A CNA rejeita a normalização e a teoria da inevitabilidade da degradação das condições de vida da população e da fome, incluindo dos agricultores, e reclama ao Governo outras políticas agro-rurais, desenhadas num quadro de Soberania Alimentar.
É possível melhorar as condições de acesso da população a alimentos saudáveis, nutritivos e culturalmente adequados e, ao mesmo tempo, dignificar a vida dos agricultores com melhores preços à produção, assim haja vontade política.
O país precisa de um Orçamento do Estado (OE) para 2026 que apoie a Agricultura Familiar e a Agroecologia, enquanto modelos orientados para a produção e consumo locais e para a promoção da sustentabilidade ambiental e social. A ausência, na proposta de OE de medidas e dotação específica para a concretização do Estatuto da Agricultura Familiar é uma situação preocupante e que a CNA reclama ser corrigida.

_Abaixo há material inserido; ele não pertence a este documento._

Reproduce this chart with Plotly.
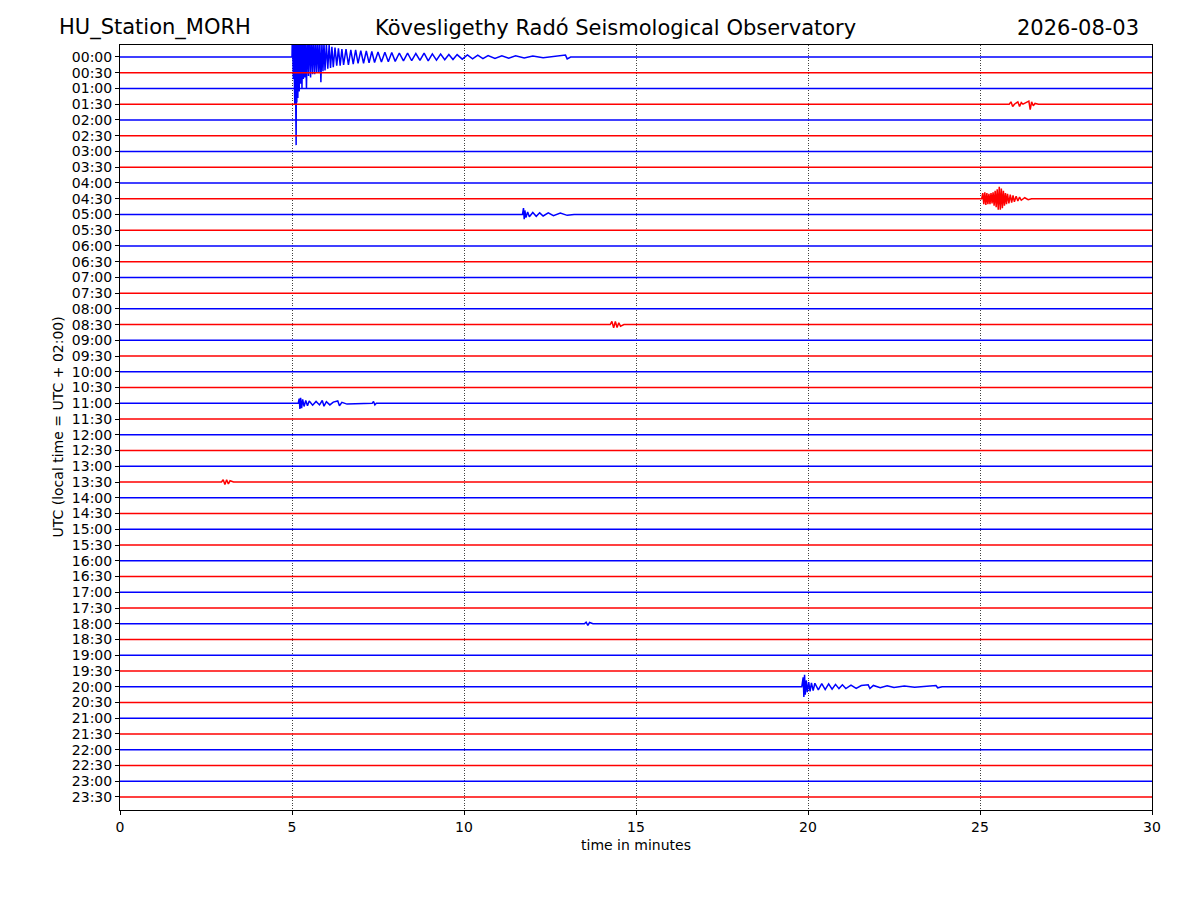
import plotly.graph_objects as go

station = "HU_Station_MORH"
observatory = "Kövesligethy Radó Seismological Observatory"
day = "2026-08-03"

row_labels = [
    "00:00", "00:30", "01:00", "01:30", "02:00", "02:30", "03:00", "03:30",
    "04:00", "04:30", "05:00", "05:30", "06:00", "06:30", "07:00", "07:30",
    "08:00", "08:30", "09:00", "09:30", "10:00", "10:30", "11:00", "11:30",
    "12:00", "12:30", "13:00", "13:30", "14:00", "14:30", "15:00", "15:30",
    "16:00", "16:30", "17:00", "17:30", "18:00", "18:30", "19:00", "19:30",
    "20:00", "20:30", "21:00", "21:30", "22:00", "22:30", "23:00", "23:30",
]
row_colors = ["blue", "red"]
x_ticks = [0, 5, 10, 15, 20, 25, 30]

# events: time in minutes, offset in row units (positive = downward)
quake_0000_t = [
    5.00, 5.01, 5.02, 5.03, 5.04, 5.05, 5.06, 5.07, 5.08, 5.09, 5.10, 5.11,
    5.12, 5.13, 5.14, 5.15, 5.17, 5.19, 5.21, 5.23, 5.25, 5.27, 5.29, 5.31,
    5.33, 5.35, 5.37, 5.39, 5.42, 5.45, 5.48, 5.51, 5.54, 5.57, 5.60, 5.63,
    5.66, 5.69, 5.72, 5.75, 5.78, 5.81, 5.84, 5.87, 5.90, 5.93, 5.96, 6.00,
    6.04, 6.08, 6.12, 6.16, 6.20, 6.25, 6.30, 6.35, 6.40, 6.45, 6.50, 6.57,
    6.64, 6.71, 6.78, 6.85, 6.92, 7.00, 7.08, 7.16, 7.24, 7.32, 7.40, 7.50,
    7.60, 7.70, 7.80, 7.90, 8.00, 8.12, 8.24, 8.36, 8.48, 8.60, 8.72, 8.84,
    8.96, 9.08, 9.20, 9.32, 9.44, 9.56, 9.68, 9.80, 9.95, 10.10, 10.25, 10.40,
    10.55, 10.70, 10.90, 11.10, 11.30, 11.50, 11.75, 12.00, 12.30, 12.60,
    12.95, 13.00, 13.10,
]
quake_0000_a = [
    0, -1.5, 1.0, -1.5, 1.4, -1.5, 2.0, -1.5, 3.0, -1.5, 2.5, -1.5,
    5.6, -1.5, 2.9, -1.5, 2.6, -1.5, 2.2, -1.5, 1.7, -1.5, 2.0, -1.5,
    1.4, -1.5, 1.3, -1.5, 2.0, -1.5, 1.2, -1.5, 1.3, -1.2, 1.1, -1.2,
    1.1, -1.0, 1.0, -1.1, 1.0, -0.9, 1.6, -0.9, 0.9, -0.9, 0.85, -0.8,
    0.75, -0.75, 0.7, -0.65, 0.65, -0.6, 0.55, -0.55, 0.55, -0.5, 0.5, -0.5,
    0.5, -0.45, 0.45, -0.45, 0.4, -0.4, 0.4, -0.38, 0.38, -0.35, 0.35, -0.32,
    0.32, -0.3, 0.3, -0.28, 0.28, -0.25, 0.25, -0.24, 0.24, -0.22, 0.22, -0.25,
    0.25, -0.2, 0.2, -0.18, 0.18, -0.16, 0.16, -0.15, 0.14, -0.13, 0.12, -0.11,
    0.1, -0.09, 0.09, -0.08, 0.08, -0.07, 0.07, -0.06, 0.05, -0.05,
    -0.12, 0.12, 0,
]

burst_0130_t = [25.85, 25.90, 25.95, 26.00, 26.10, 26.15, 26.20, 26.25, 26.42, 26.46, 26.50, 26.55, 26.60, 26.70]
burst_0130_a = [0, -0.15, 0.15, 0, -0.15, 0.15, -0.1, 0, -0.2, 0.35, -0.15, 0.1, -0.05, 0]

burst_0430_t = [
    25.05, 25.08, 25.11, 25.14, 25.17, 25.20, 25.23, 25.26, 25.29, 25.32, 25.35,
    25.38, 25.41, 25.44, 25.47, 25.50, 25.53, 25.56, 25.59, 25.62, 25.65, 25.68,
    25.71, 25.74, 25.77, 25.80, 25.84, 25.88, 25.92, 25.96, 26.00, 26.05, 26.10,
    26.15, 26.20, 26.30, 26.40, 26.50,
]
burst_0430_a = [
    0, -0.35, 0.35, -0.4, 0.4, -0.35, 0.35, -0.3, 0.35, -0.35, 0.3,
    -0.4, 0.45, -0.5, 0.55, -0.6, 0.7, -0.75, 0.7, -0.65, 0.6, -0.5,
    0.45, -0.35, 0.35, -0.3, 0.3, -0.25, 0.25, -0.2, 0.2, -0.15, 0.15,
    -0.1, 0.1, -0.06, 0.06, 0,
]

burst_0500_t = [11.70, 11.73, 11.75, 11.77, 11.80, 11.85, 11.90, 12.00, 12.10, 12.20, 12.30, 12.45, 12.60, 12.80, 13.00, 13.20]
burst_0500_a = [0, -0.4, 0.3, -0.25, 0.2, -0.15, 0.15, -0.12, 0.12, -0.1, 0.1, -0.1, 0.08, -0.08, 0.06, 0]

burst_0830_t = [14.25, 14.30, 14.35, 14.40, 14.45, 14.50, 14.55, 14.65]
burst_0830_a = [0, -0.2, 0.2, -0.2, 0.18, -0.12, 0.1, 0]

burst_1100_t = [
    5.18, 5.21, 5.23, 5.25, 5.28, 5.31, 5.35, 5.40, 5.45, 5.50, 5.60, 5.70,
    5.80, 5.88, 5.93, 6.00, 6.10, 6.20, 6.33, 6.38, 6.45, 6.60, 7.33, 7.37,
    7.41, 7.45,
]
burst_1100_a = [
    0, -0.3, 0.35, -0.35, 0.3, -0.25, 0.2, -0.18, 0.15, -0.15, 0.12, -0.12,
    0.1, -0.18, 0.18, -0.1, 0.1, -0.08, -0.15, 0.15, -0.06, 0.05, 0, -0.12,
    0.1, 0,
]

burst_1330_t = [2.95, 3.00, 3.05, 3.10, 3.15, 3.20, 3.30]
burst_1330_a = [0, -0.15, 0.15, -0.15, 0.12, -0.08, 0]

burst_1800_t = [13.50, 13.55, 13.60, 13.65, 13.75]
burst_1800_a = [0, -0.1, 0.1, -0.08, 0]

quake_2000_t = [
    19.82, 19.86, 19.88, 19.90, 19.92, 19.95, 19.98, 20.02, 20.06, 20.10,
    20.15, 20.20, 20.30, 20.40, 20.50, 20.60, 20.70, 20.80, 20.90, 21.00,
    21.10, 21.25, 21.40, 21.55, 21.75, 21.80, 21.90, 22.10, 22.30, 22.50,
    22.80, 23.10, 23.40, 23.72, 23.77, 23.90,
]
quake_2000_a = [
    0, -0.6, 0.65, -0.76, 0.5, -0.4, 0.35, -0.3, 0.3, -0.25,
    0.25, -0.22, 0.2, -0.2, 0.18, -0.18, 0.15, -0.15, 0.12, -0.12,
    0.12, -0.1, 0.1, -0.08, -0.12, 0.12, -0.08, 0.07, -0.06, 0.05,
    -0.04, 0.04, -0.03, -0.07, 0.07, 0,
]

events = {
    0: (quake_0000_t, quake_0000_a),
    3: (burst_0130_t, burst_0130_a),
    9: (burst_0430_t, burst_0430_a),
    10: (burst_0500_t, burst_0500_a),
    17: (burst_0830_t, burst_0830_a),
    22: (burst_1100_t, burst_1100_a),
    27: (burst_1330_t, burst_1330_a),
    36: (burst_1800_t, burst_1800_a),
    40: (quake_2000_t, quake_2000_a),
}

fig = go.Figure()
for i, label in enumerate(row_labels):
    ev_t, ev_a = events.get(i, ([], []))
    xs = [0] + list(ev_t) + [30]
    ys = [i] + [i + a for a in ev_a] + [i]
    fig.add_trace(go.Scatter(
        x=xs, y=ys, mode="lines", name=label, showlegend=False,
        line=dict(color=row_colors[i % 2], width=1.5),
        hoverinfo="skip",
    ))

font = "DejaVu Sans, Arial, sans-serif"
fig.update_layout(
    width=1200, height=900,
    margin=dict(l=112, r=56, t=37, b=98),
    plot_bgcolor="white", paper_bgcolor="white",
    font=dict(family=font, size=14, color="black"),
    annotations=[
        dict(text=station, x=(155 - 120) / 1032, y=1.004, xref="paper", yref="paper",
             xanchor="center", yanchor="bottom", showarrow=False, font=dict(size=21)),
        dict(text=observatory, x=(615 - 120) / 1032, y=1.004, xref="paper", yref="paper",
             xanchor="center", yanchor="bottom", showarrow=False, font=dict(size=21)),
        dict(text=day, x=(1141 - 120) / 1032, y=1.004, xref="paper", yref="paper",
             xanchor="right", yanchor="bottom", showarrow=False, font=dict(size=21)),
        dict(text="time in minutes", x=0.5, y=-0.046, xref="paper", yref="paper",
             xanchor="center", yanchor="middle", showarrow=False, font=dict(size=14)),
        dict(text="UTC (local time = UTC + 02:00)", x=(57 - 120) / 1032, y=0.5,
             xref="paper", yref="paper", textangle=-90,
             xanchor="center", yanchor="middle", showarrow=False, font=dict(size=14)),
    ],
)
fig.update_xaxes(
    range=[0, 30], tickvals=x_ticks, ticks="outside", ticklen=4, tickcolor="black",
    showline=True, linecolor="black", linewidth=1, mirror=True,
    showgrid=True, gridcolor="#444444", gridwidth=0.8, griddash="1px,1.5px",
    zeroline=False, tickfont=dict(size=14),
)
fig.update_yaxes(
    range=[47.83, -0.76], tickvals=list(range(len(row_labels))), ticktext=row_labels,
    ticks="outside", ticklen=4, tickcolor="black",
    showline=True, linecolor="black", linewidth=1, mirror=True,
    showgrid=False, zeroline=False, tickfont=dict(size=14),
)

fig.write_html("out.html")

Da mesma forma, o corte de 38% previsto na proposta da Comissão Europeia para o Quadro Financeiro Plurianual, o orçamento da União Europeia (UE) para 2028-2034, enquanto se prevê multiplicar por cinco as verbas destinadas à indústria do armamento, é uma clara e inaceitável inversão de prioridades, em que se privilegia a indústria da guerra à custa da alimentação da população.
Os agricultores, responsáveis pela alimentação das populações, precisam que os sistemas alimentares locais de produção alimentar tenham políticas e orçamentos que garantam o acesso aos meios de produção, preços justos e escoamento da produção. Pela dignidade de quem produz e pelo direito dos consumidores à alimentação.
1 O Dia Mundial da Alimentação, comemorado a 16 de Outubro, foi criado pela Organização das Nações Unidas (ONU) para a Alimentação e a Agricultura (FAO) em 1979 com o objectivo de consciencializar para a fome no mundo, promover a segurança alimentar e a nutrição adequadas para todos.